UFT - Record number of certified teachers quitting :
Sep 21, 2005 12:45 PM
“Unless the city improves teacher salaries and working conditions, it's only going to get worse.”
— UFT President Randi Weingarten
Like a ship with a gash in its hull, the Department of Education lost 3,386 certified teachers who decided to quit over the summer.
At that rate, UFT officials warned, the school system is on track to exceed the record-setting 3,500 teacher resignations of the previous school year.
Those departures, they noted, do not include the more than 1,000 teachers who were terminated for failing to meet licensing requirements or the 2,144 teachers who retired during the summer.
“The Department of Education refuses to recognize that our city school system is facing a retention crisis,” said UFT President Randi Weingarten. “Unless the city improves teacher salaries and working conditions, it’s only going to get worse.”
Despite the summer exodus, more than 2,000 teachers spent a frustrating first day still waiting for a classroom assignment, union officials said.

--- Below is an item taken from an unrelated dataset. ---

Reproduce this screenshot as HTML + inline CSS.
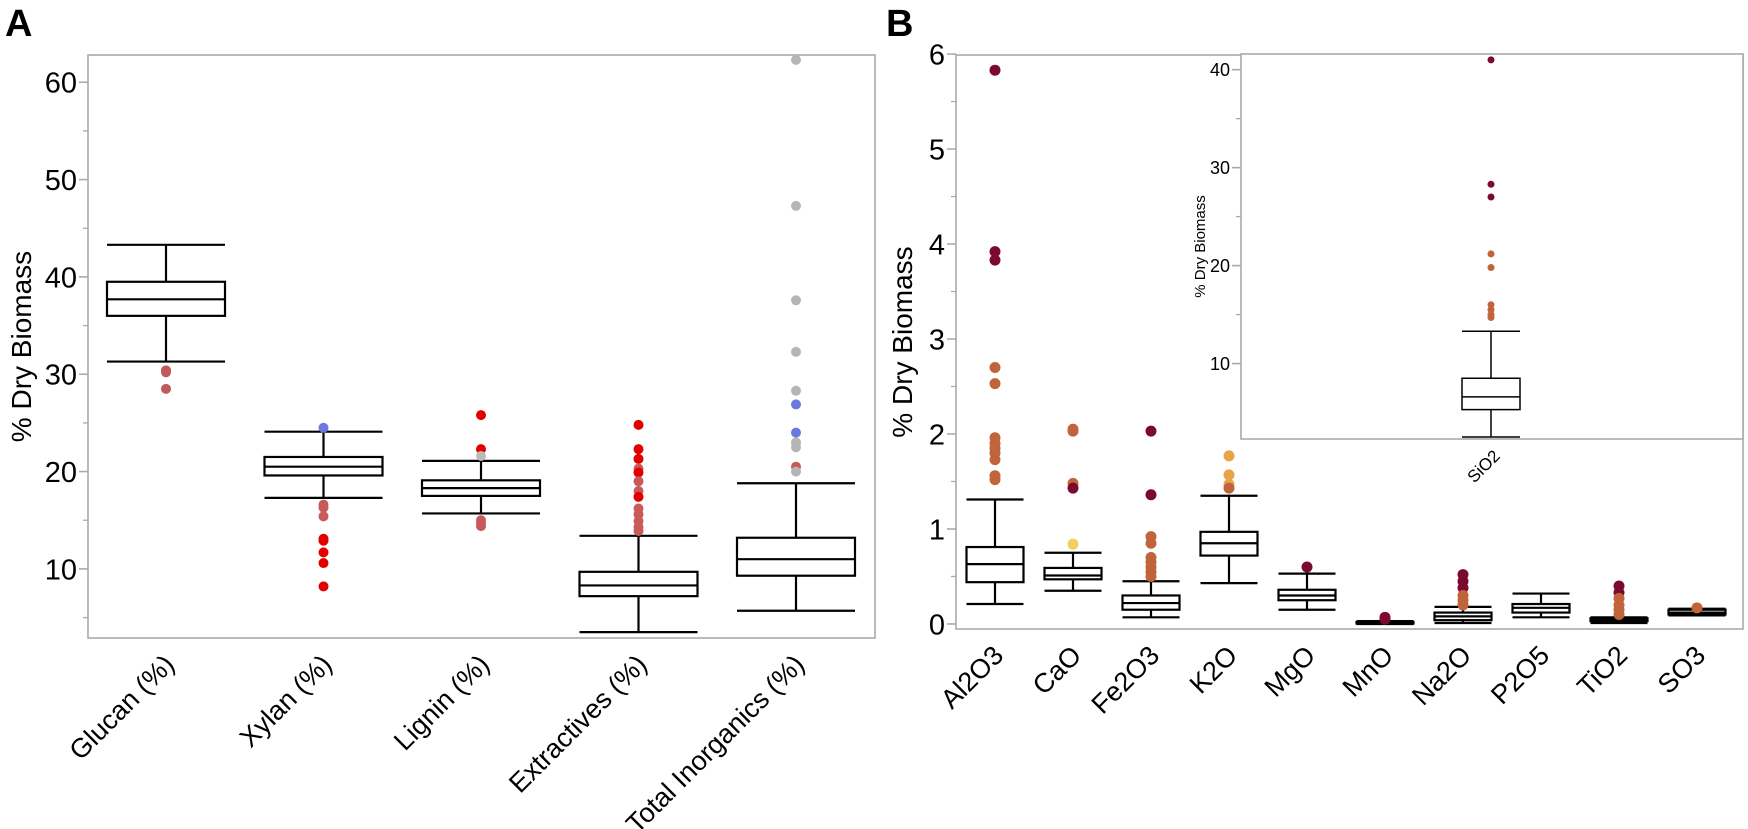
<!DOCTYPE html>
<html><head><meta charset="utf-8">
<style>
html,body{margin:0;padding:0;background:#fff;}
svg{display:block;font-family:"Liberation Sans","DejaVu Sans",sans-serif;}
</style></head>
<body>
<svg id="fig" width="1748" height="829" viewBox="0 0 1748 829" xmlns="http://www.w3.org/2000/svg">
<text x="5" y="36" font-size="38" font-weight="bold" font-family="Liberation Sans, sans-serif">A</text>
<text x="886" y="36" font-size="38" font-weight="bold" font-family="Liberation Sans, sans-serif">B</text>
<g id="pa"></g>
<g id="pb"></g>
<g id="pi"></g>
</svg>
<script>
// Panel A data
const catsA = ["Glucan (%)","Xylan (%)","Lignin (%)","Extractives (%)","Total Inorganics (%)"];
const loA = [31.3,17.3,15.7,3.5,5.7];
const q1A = [36.0,19.6,17.5,7.2,9.3];
const medA = [37.7,20.5,18.3,8.3,11.0];
const q3A = [39.5,21.5,19.1,9.7,13.2];
const hiA = [43.3,24.1,21.1,13.4,18.8];
const outA = [
 [[30.4,"#c05a5a"],[30.2,"#c05a5a"],[28.5,"#c05a5a"]],
 [[24.5,"#6a78e0"],[16.6,"#c85a5a"],[16.3,"#c85a5a"],[15.4,"#c85a5a"],[13.1,"#e00000"],[12.9,"#e00000"],[11.7,"#e00000"],[10.6,"#e00000"],[8.2,"#e00000"]],
 [[25.8,"#e00000"],[22.3,"#e00000"],[21.6,"#bbbbbb"],[15.0,"#c85a5a"],[14.7,"#c85a5a"],[14.4,"#c85a5a"]],
 [[24.8,"#e00000"],[22.3,"#e00000"],[21.3,"#e00000"],[20.3,"#c85a5a"],[19.9,"#e00000"],[19.0,"#c85a5a"],[18.0,"#c85a5a"],[17.4,"#e00000"],[16.2,"#c85a5a"],[15.6,"#c85a5a"],[14.9,"#c85a5a"],[14.3,"#c85a5a"],[13.9,"#c85a5a"]],
 [[62.3,"#b5b5b5"],[47.3,"#b5b5b5"],[37.6,"#b5b5b5"],[32.3,"#b5b5b5"],[28.3,"#b5b5b5"],[26.9,"#6a78e0"],[24.0,"#6a78e0"],[23.0,"#b5b5b5"],[22.5,"#b5b5b5"],[20.5,"#c85a5a"],[20.0,"#b5b5b5"]]
];
const ticksA = [10,20,30,40,50,60];
// Panel B data
const catsB = ["Al2O3","CaO","Fe2O3","K2O","MgO","MnO","Na2O","P2O5","TiO2","SO3"];
const loB = [0.21,0.35,0.07,0.43,0.15,0.0,0.01,0.07,0.01,0.09];
const q1B = [0.44,0.47,0.15,0.72,0.25,0.005,0.04,0.12,0.03,0.10];
const medB = [0.63,0.51,0.22,0.85,0.30,0.01,0.08,0.17,0.05,0.12];
const q3B = [0.81,0.59,0.30,0.97,0.36,0.02,0.12,0.21,0.06,0.15];
const hiB = [1.31,0.75,0.45,1.35,0.53,0.03,0.18,0.32,0.07,0.16];
const D="#7b0a2e",O="#c0643c",Y="#e6a648",L="#f0d060";
const outB = [
 [[5.83,D],[3.92,D],[3.83,D],[2.70,O],[2.53,O],[1.96,O],[1.90,O],[1.85,O],[1.80,O],[1.73,O],[1.56,O],[1.52,O]],
 [[2.05,O],[2.03,O],[1.48,O],[1.43,D],[0.84,L]],
 [[2.03,D],[1.36,D],[0.92,O],[0.85,O],[0.70,O],[0.65,O],[0.60,O],[0.55,O],[0.50,O]],
 [[1.77,Y],[1.57,Y],[1.47,Y],[1.43,O]],
 [[0.60,D]],
 [[0.07,D],[0.05,D]],
 [[0.52,D],[0.45,D],[0.38,D],[0.30,O],[0.25,O],[0.20,O]],
 [],
 [[0.40,D],[0.33,D],[0.27,O],[0.20,O],[0.15,O],[0.10,O]],
 [[0.17,O]]
];
const ticksB = [0,1,2,3,4,5,6];
// Inset data
const catsI = ["SiO2"];
const loI=[2.5],q1I=[5.3],medI=[6.6],q3I=[8.5],hiI=[13.3];
const outI=[[[41.0,D],[28.3,D],[27.0,D],[21.2,O],[19.8,O],[16.0,O],[15.5,O],[15.0,O],[14.7,O]]];
const ticksI=[10,20,30,40];

const NS="http://www.w3.org/2000/svg";
function mk(p,tag,a){const e=document.createElementNS(NS,tag);for(const k in a)e.setAttribute(k,a[k]);p.appendChild(e);return e;}

function panel(g,cfg){
  const {x0,x1,y0,y1,vmin,vmax,cats,lo,q1,med,q3,hi,outs,ticks,minor,bw,r,tfs,lw,title,titleX,titleFs,labFs,labRot,labDy,pre,first,step}=cfg;
  const ys=v=>y1-(v-vmin)/(vmax-vmin)*(y1-y0);
  const xs=i=>first+step*i;
  const frame=mk(g,"rect",{x:x0,y:y0,width:x1-x0,height:y1-y0,fill:"none",stroke:"#aaa","stroke-width":1.6});
  
  
  minor.forEach(v=>{const t=mk(g,"line",{x1:x0-5,x2:x0,y1:ys(v),y2:ys(v),stroke:"#aaa","stroke-width":1.3});
    
    });
  ticks.forEach(v=>{
    const t=mk(g,"line",{x1:x0-9,x2:x0,y1:ys(v),y2:ys(v),stroke:"#aaa","stroke-width":1.6});
    
    
    const l=mk(g,"text",{x:x0-11,y:ys(v)+tfs*0.36,"text-anchor":"end","font-size":tfs,fill:"#000"});
    l.textContent=v;
    
    
  });
  const tt=mk(g,"text",{x:0,y:0,transform:`translate(${titleX},${(y0+y1)/2}) rotate(-90)`,"text-anchor":"middle","font-size":titleFs,fill:"#000"});
  tt.textContent=title;
  
  
  cats.forEach((c,i)=>{
    const cx=xs(i),h=bw/2;
    const grp=mk(g,"g",{});
    
    
    const st={stroke:"#000","stroke-width":lw,fill:"none"};
    mk(grp,"line",Object.assign({x1:cx,x2:cx,y1:ys(lo[i]),y2:ys(q1[i])},st));
    mk(grp,"line",Object.assign({x1:cx,x2:cx,y1:ys(q3[i]),y2:ys(hi[i])},st));
    mk(grp,"line",Object.assign({x1:cx-h,x2:cx+h,y1:ys(lo[i]),y2:ys(lo[i])},st));
    mk(grp,"line",Object.assign({x1:cx-h,x2:cx+h,y1:ys(hi[i]),y2:ys(hi[i])},st));
    mk(grp,"rect",Object.assign({x:cx-h,y:ys(q3[i]),width:bw,height:Math.max(1,ys(q1[i])-ys(q3[i]))},st));
    mk(grp,"line",Object.assign({x1:cx-h,x2:cx+h,y1:ys(med[i]),y2:ys(med[i])},st));
    outs[i].forEach(o=>{const d=mk(grp,"circle",{cx:cx,cy:ys(o[0]),r:r,fill:o[1]});
      
      });
    const lx=cx+10, ly=y1+labDy;
    const lt=mk(g,"text",{x:lx,y:ly,transform:`rotate(${labRot} ${lx} ${ly})`,"text-anchor":"end","font-size":labFs,fill:"#000"});
    lt.textContent=c;
    
    
  });
}
const ga=document.getElementById("pa"),gb=document.getElementById("pb"),gi=document.getElementById("pi");
panel(ga,{x0:88,x1:875,y0:55,y1:638,vmin:2.9,vmax:62.8,cats:catsA,lo:loA,q1:q1A,med:medA,q3:q3A,hi:hiA,outs:outA,ticks:ticksA,minor:[5,15,25,35,45,55],bw:118,r:5,tfs:29,lw:2.2,title:"% Dry Biomass",titleX:31,titleFs:28,labFs:27,labRot:-45,labDy:28,pre:"panel-a",first:166,step:157.5});
panel(gb,{x0:956,x1:1743,y0:55,y1:629,vmin:-0.053,vmax:5.99,cats:catsB,lo:loB,q1:q1B,med:medB,q3:q3B,hi:hiB,outs:outB,ticks:ticksB,minor:[0.5,1.5,2.5,3.5,4.5,5.5],bw:57,r:5.5,tfs:29,lw:2.2,title:"% Dry Biomass",titleX:912,titleFs:28,labFs:27,labRot:-45,labDy:28,pre:"panel-b",first:995,step:78});
mk(gi,"rect",{x:1241,y:54,width:502,height:385,fill:"#fff"});
panel(gi,{x0:1241,x1:1743,y0:54,y1:439,vmin:2.3,vmax:41.6,cats:catsI,lo:loI,q1:q1I,med:medI,q3:q3I,hi:hiI,outs:outI,ticks:ticksI,minor:[15,25,35],bw:58,r:3.5,tfs:18,lw:1.5,title:"% Dry Biomass",titleX:1205,titleFs:15,labFs:17,labRot:-45,labDy:18,pre:"inset",first:1491,step:0});
</script>
</body></html>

Of those in a holding pattern, 726 were teachers who had been excessed from the position they held in June, many as a result of the Department of Education’s phase-out of large, struggling high schools and a restructuring of the alternative high school division.
More than 1,000 of the Department of Education’s 6,400 new recruits were also stuck without classroom assignments as of Sept. 6, according to the union.
School officials voiced confidence that they would eventually find spots for everyone. But Weingarten said that much of the turmoil and uncertainty could have been avoided with proper planning.
“The school system should be able to do school openings in their sleep,” she said.
The UFT urged school officials in a meeting in June to work out assignments for the hundreds of teachers being displaced by the closure or phase-out of several big Bronx high schools.
“They were in denial,” Weingarten said. “They told us that they had a handle on it and we shouldn’t worry.”
As of Sept. 6, approximately 100 Bronx high school teachers were still without permanent positions.
On the bright side, the Department of Education was much more efficient at putting new teachers promptly on payroll this year. All but 132 of the new hires received their first paycheck on Sept. 15 — a significant improvement over recent years.
Among the 6,400 new recruits are 2,200 teachers in alternative-certification programs, including 1,670 in the city’s Teaching Fellows program, 490 in Teach for America, 50 in the Teacher Opportunity Corps Program and 20 in the Peace Corps.
As of Sept. 1, 3,500 of the first-year teachers had been assigned mentors, school officials reported."
Are Bloomberg and Klein reading this? If they are reading this, do they have a plan to motivate teachers to stay on?